Rogers execs on why they’re serious about comedy

Jack Tomik and Malcolm Dunlop talk new ad options, building brands and going after comedy-loving younger demos.

Rogers Media was the first Canadian TV network out of the gate with their upfront presentation yesterday, adding eight new comedies, six dramas and two reality shows to its City lineup for the 2013-14 season.

Malcolm Dunlop, EVP, programming and operations, Rogers Media, tells MiC the channel went with its reputation of being a company that buys comedies during the L.A. screenings and continued doing just that this year, picking up shows including his favourite from the new bunch, Mom (pictured) as well as Seth MacFarlane’s Dads and the Robin Williams-starring The Crazy Ones.

“We saw going with comedy as a key opportunity for us and one we could win at,” says Dunlop. “It started years ago when we bought things like 30 Rock and Modern Family and both were successes. We want to make City skew a little younger than our competitors and the comedies seem to be a good way to go for us. We built on it and we have made our station a good place for comedies.”

In addition to helping City reach the 18-to-34 and younger demographic, Jack Tomik, chief sales officer, Rogers Media says comedies also sell better with advertisers and offer better ratings when airing in repeats.

Tomik says advertisers buying around the Rogers Media upfront this year will be doing so with the company’s new sales structure, which allows agencies to work across platforms with their sales rep at the media co rather than with different contacts for each piece of a campaign.

“The upfront sales will be available to clients any way they want them,” he says. “The majority of clients have jumped at the opportunity to work with us under the new sales structure very quickly.”

This upfront season Rogers Media has also introduced another new sales option, allowing clients to buy across one of three cross-platform blocks: premium video content, which features the new fall shows; a genre-specific buy across topics like food, finance or fashion; and a large-reach buy that includes Rogers Media properties as well as ones the company represents, like NBA.com, says Tomik.

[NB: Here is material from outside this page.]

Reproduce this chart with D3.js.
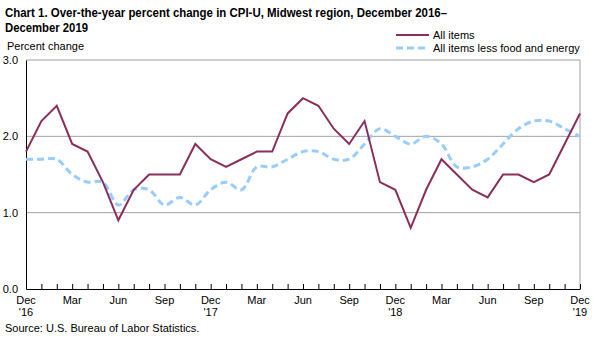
<!DOCTYPE html>
<html>
<head>
<meta charset="utf-8">
<style>
    body { margin: 0; background: #fff; }
    svg { display: block; font-family: Arial, "Liberation Sans", sans-serif; }
    .title { font-size: 13.5px; font-weight: bold; fill: #000; }
    .lbl { font-size: 11px; fill: #000; }
</style>
</head>
<body>
<svg width="599" height="341"></svg>
<script src="https://d3js.org/d3.v7.min.js"></script>
<script>
    // monthly, Dec 2016 .. Dec 2019
    const months = ["Dec","Jan","Feb","Mar","Apr","May","Jun","Jul","Aug","Sep","Oct","Nov"]
    const allItems = [1.8, 2.2, 2.4, 1.9, 1.8, 1.4, 0.9, 1.3, 1.5, 1.5, 1.5, 1.9,
                      1.7, 1.6, 1.7, 1.8, 1.8, 2.3, 2.5, 2.4, 2.1, 1.9, 2.2, 1.4,
                      1.3, 0.8, 1.3, 1.7, 1.5, 1.3, 1.2, 1.5, 1.5, 1.4, 1.5, 1.9,
                      2.3]
    const core = [1.7, 1.7, 1.7, 1.5, 1.4, 1.4, 1.1, 1.3, 1.3, 1.1, 1.2, 1.1,
                  1.3, 1.4, 1.3, 1.6, 1.6, 1.7, 1.8, 1.8, 1.7, 1.7, 1.9, 2.1,
                  2.0, 1.9, 2.0, 1.9, 1.6, 1.6, 1.7, 1.9, 2.1, 2.2, 2.2, 2.1,
                  2.0]
    const yTicks = [0, 1, 2, 3]
    const yearLabels = { 0: "'16", 12: "'17", 24: "'18", 36: "'19" }

    const svg = d3.select("svg")
    const margin = { top: 60, right: 19, bottom: 52, left: 26 }
    const width = 599 - margin.left - margin.right
    const height = 341 - margin.top - margin.bottom

    const x = d3.scaleLinear().domain([0, allItems.length - 1]).range([margin.left, margin.left + width])
    const y = d3.scaleLinear().domain([0, 3]).range([margin.top + height, margin.top])

    // title (the bold face is squeezed a little to fit the first line)
    const title = svg.append("text").attr("class", "title").attr("x", 5)
    title.append("tspan").attr("x", 5).attr("y", 17)
        .attr("textLength", 442).attr("lengthAdjust", "spacingAndGlyphs")
        .text("Chart 1. Over-the-year percent change in CPI-U, Midwest region, December 2016\u2013")
    title.append("tspan").attr("x", 5).attr("y", 32)
        .attr("textLength", 83).attr("lengthAdjust", "spacingAndGlyphs")
        .text("December 2019")

    svg.append("text").attr("class", "lbl").attr("x", 7).attr("y", 50).text("Percent change")

    // gridlines
    svg.append("g").selectAll("line")
        .data(yTicks.filter(d => d > 0))
        .join("line")
        .attr("x1", x(0)).attr("x2", x(36))
        .attr("y1", d => y(d)).attr("y2", d => y(d))
        .style("stroke", "#a0a0a0").style("stroke-width", 1)

    // right frame
    svg.append("line")
        .attr("x1", x(36)).attr("x2", x(36))
        .attr("y1", y(3)).attr("y2", y(0))
        .style("stroke", "#a0a0a0")

    // y axis
    const yAxis = svg.append("g")
        .attr("transform", `translate(${margin.left},0)`)
        .call(d3.axisLeft(y).tickValues(yTicks).tickSize(0).tickPadding(8).tickFormat(d3.format(".1f")))
    yAxis.select(".domain").attr("stroke", "#000")
    yAxis.selectAll("text").attr("class", "lbl").style("font-family", "Arial, 'Liberation Sans', sans-serif").attr("font-size", null)

    // x axis with upward ticks
    const xAxis = svg.append("g")
        .attr("transform", `translate(0,${y(0)})`)
        .call(d3.axisBottom(x).tickValues(d3.range(37)).tickSize(-5).tickSizeOuter(0).tickFormat(""))
    xAxis.select(".domain").attr("stroke", "#000")
    xAxis.selectAll(".tick line").attr("stroke", "#000")

    const labelIdx = d3.range(0, 37, 3)
    const xl = svg.append("g").selectAll("text")
        .data(labelIdx)
        .join("text")
        .attr("class", "lbl")
        .attr("text-anchor", "middle")
        .attr("x", d => x(d))
        .attr("y", y(0) + 15)
    xl.append("tspan").attr("x", d => x(d)).text(d => months[d % 12])
    xl.append("tspan").attr("x", d => x(d)).attr("dy", 12).text(d => yearLabels[d] || "")

    // lines
    const coreLine = d3.line().x((d, i) => x(i)).y(d => y(d)).curve(d3.curveCatmullRom.alpha(0.5))
    const allLine = d3.line().x((d, i) => x(i)).y(d => y(d))

    svg.append("path").datum(core)
        .attr("d", coreLine)
        .style("fill", "none").style("stroke", "#99ccff")
        .style("stroke-width", 3).style("stroke-dasharray", "7,4")

    svg.append("path").datum(allItems)
        .attr("d", allLine)
        .style("fill", "none").style("stroke", "#8c2e5c")
        .style("stroke-width", 2).style("stroke-linejoin", "miter")

    // legend
    const legend = svg.append("g")
    legend.append("line").attr("x1", 396).attr("x2", 429).attr("y1", 35).attr("y2", 35)
        .style("stroke", "#8c2e5c").style("stroke-width", 2)
    legend.append("text").attr("class", "lbl").attr("x", 433).attr("y", 39).text("All items")
    legend.append("line").attr("x1", 396).attr("x2", 429).attr("y1", 48).attr("y2", 48)
        .style("stroke", "#99ccff").style("stroke-width", 3).style("stroke-dasharray", "7,4")
    legend.append("text").attr("class", "lbl").attr("x", 433).attr("y", 52).text("All items less food and energy")

    svg.append("text").attr("class", "lbl").attr("x", 5).attr("y", 332)
        .text("Source: U.S. Bureau of Labor Statistics.")
</script>
</body>
</html>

“We are simplifying the buying model because the complexities of multi-platform buying can be too much,” he says. “These new options help to create pieces that are about execution and accuracy.”

Rogers Media is also building out its sports and special events programming this fall, with the introduction of The Grammy Awards and CMAs in 2014.

“Sports and big events create water-cooler [talk] now. It used to be we could do that with scheduled shows, now we can do it with things that are live,” says Tomik. “And with Rogers Media we can take these music shows cross-platform on radio with our stations and digital properties.”

Keeping on the topic of sports, Scott Moore, president of broadcast, Rogers Media, revealed that the company will look to build its Sportsnet product, rebranding The Score, which it officially acquired in April following CRTC approval, as Sportsnet 360 at yesterday’s upfront.

The new addition to the Sportsnet family will continue to focus on 24-hour coverage of news, scores and highlights and will also remain the home of programming like WWE, FIBA Basketball and the Vanier Cup. Moore noted that Rogers Media will also look to build the channel’s existing live sports programming offerings through existing rights agreements, adding UFC to the lineup, as well as potentially including NBA and MLB games.